[Written exercise] Report how many lines of the listing below include the word "matplotlib". Give nothing but the number.

────────────────────

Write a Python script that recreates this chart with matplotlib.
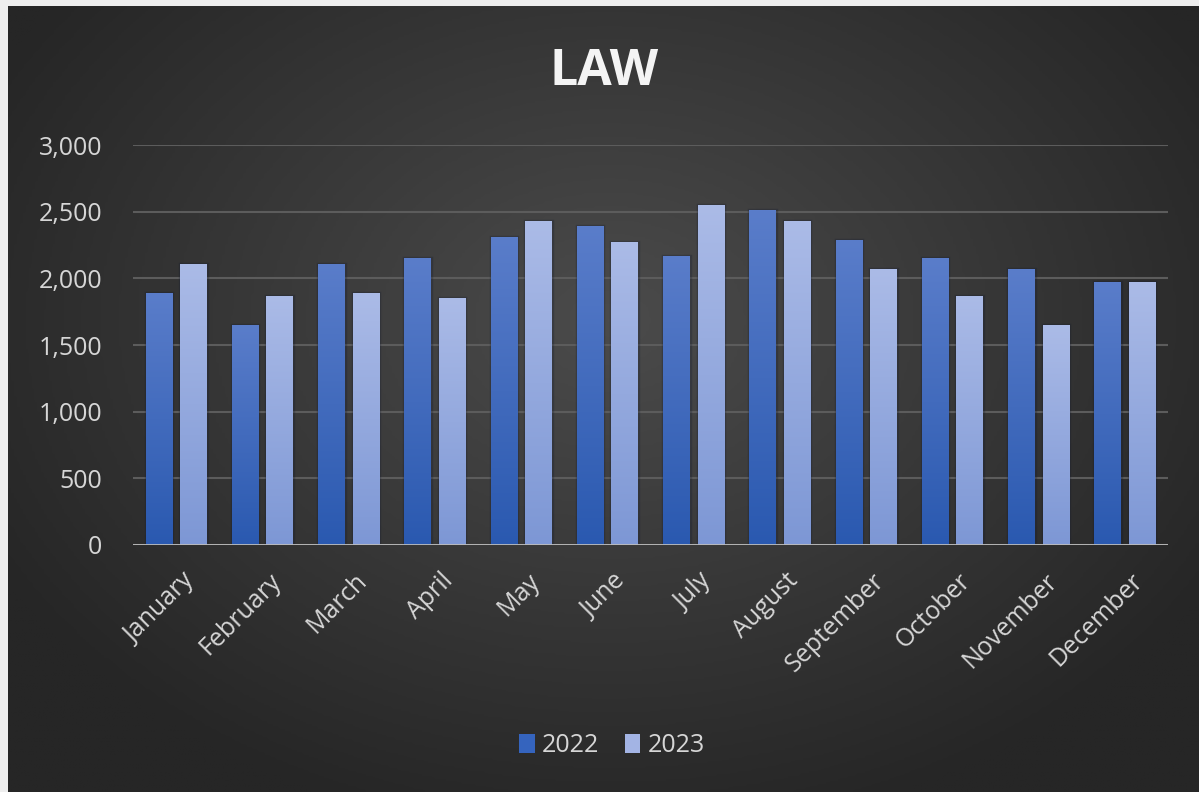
import numpy as np
import matplotlib
matplotlib.use('Agg')
import matplotlib.pyplot as plt
from matplotlib.colors import LinearSegmentedColormap
from matplotlib.patches import Patch
import matplotlib.transforms as mtransforms

# Data
months = ['January', 'February', 'March', 'April', 'May', 'June', 'July',
          'August', 'September', 'October', 'November', 'December']
law_2022 = [1890, 1650, 2110, 2150, 2310, 2390, 2170, 2510, 2290, 2150, 2070, 1970]
law_2023 = [2110, 1870, 1890, 1850, 2430, 2270, 2550, 2430, 2070, 1870, 1650, 1970]
series_names = ['2022', '2023']
y_ticks = [0, 500, 1000, 1500, 2000, 2500, 3000]

plt.rcParams['font.family'] = ['Open Sans', 'DejaVu Sans']
text_col = '#d6d6d6'

W, H = 1199, 792
fig = plt.figure(figsize=(W / 100, H / 100), dpi=100)
fig.patch.set_facecolor('#eeeeee')

# Dark chart area with a radial gradient
bg = fig.add_axes([8 / W, 0, 1 - 8 / W, 1 - 6 / H], zorder=-5)
gx, gy = np.meshgrid(np.linspace(8, W, 400), np.linspace(6, H, 300))
d = np.sqrt(((gx - 610) / 700) ** 2 + ((gy - 320) / 520) ** 2)
d = np.clip(d, 0, 1)
bg_cmap = LinearSegmentedColormap.from_list('bg', ['#4b4b4b', '#262626'])
bg.imshow(d, cmap=bg_cmap, aspect='auto', extent=[0, 1, 0, 1], origin='upper')
bg.axis('off')

ax = fig.add_axes([133 / W, 1 - 545 / H, (1168 - 133) / W, 400 / H])
ax.set_facecolor('none')

x = np.arange(len(months))
bw = 0.31
off = 0.2

# soft shadow around bars
for vals, sgn in [(law_2022, -1), (law_2023, 1)]:
    ax.bar(x + sgn * off, vals, width=bw, color='none',
           edgecolor=(0.06, 0.09, 0.18, 0.25), linewidth=2.5, zorder=2)

bars22 = ax.bar(x - off, law_2022, width=bw, color='#3a66bf', zorder=3)
bars23 = ax.bar(x + off, law_2023, width=bw, color='#9fb2e2', zorder=3)


def gradient_fill(bars, bottom_col, top_col):
    grad = np.linspace(0, 1, 256).reshape(-1, 1)
    cmap = LinearSegmentedColormap.from_list('g', [bottom_col, top_col])
    for b in bars:
        bx, by = b.get_xy()
        im = ax.imshow(grad, cmap=cmap, origin='lower', aspect='auto',
                       extent=[bx, bx + b.get_width(), by, by + b.get_height()],
                       zorder=3.5)
        im.set_clip_path(b)


gradient_fill(bars22, '#2a59b0', '#5a7dca')
gradient_fill(bars23, '#7d97d5', '#abbbe7')

ax.set_xlim(-0.5, len(months) - 0.5)
ax.set_ylim(0, 3000)
ax.set_yticks(y_ticks)
ax.set_yticklabels(['{:,.0f}'.format(t) for t in y_ticks])
ax.yaxis.grid(True, color='#5c5c5c', linewidth=1.5, zorder=0)
ax.set_axisbelow(True)
ax.axhline(0, color='#bdbdbd', linewidth=2, zorder=5)
for s in ax.spines.values():
    s.set_visible(False)

ax.set_xticks(x)
ax.set_xticklabels(months, rotation=45, ha='right', rotation_mode='anchor')
ax.tick_params(axis='x', length=0, pad=17, labelsize=18, labelcolor=text_col)
ax.tick_params(axis='y', length=0, pad=22, labelsize=18, labelcolor=text_col)
shift = mtransforms.ScaledTranslation(6 / 100, 0, fig.dpi_scale_trans)
for lbl in ax.get_xticklabels():
    lbl.set_transform(lbl.get_transform() + shift)

fig.text(604 / W, 1 - 72 / H, 'LAW', ha='center', va='center',
         fontsize=36, fontweight='bold', color='#f4f4f4')

handles = [Patch(facecolor='#3564be'), Patch(facecolor='#a3b4e4')]
fig.legend(handles, series_names, loc='center', ncol=2,
           bbox_to_anchor=(612 / W, 1 - 746 / H), frameon=False,
           fontsize=18, labelcolor=text_col, handlelength=0.62,
           handleheight=0.78, handletextpad=0.3, columnspacing=1.0)

fig.savefig('out.png', dpi=100, facecolor=fig.get_facecolor())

────────────────────

[Result of the exercise] 7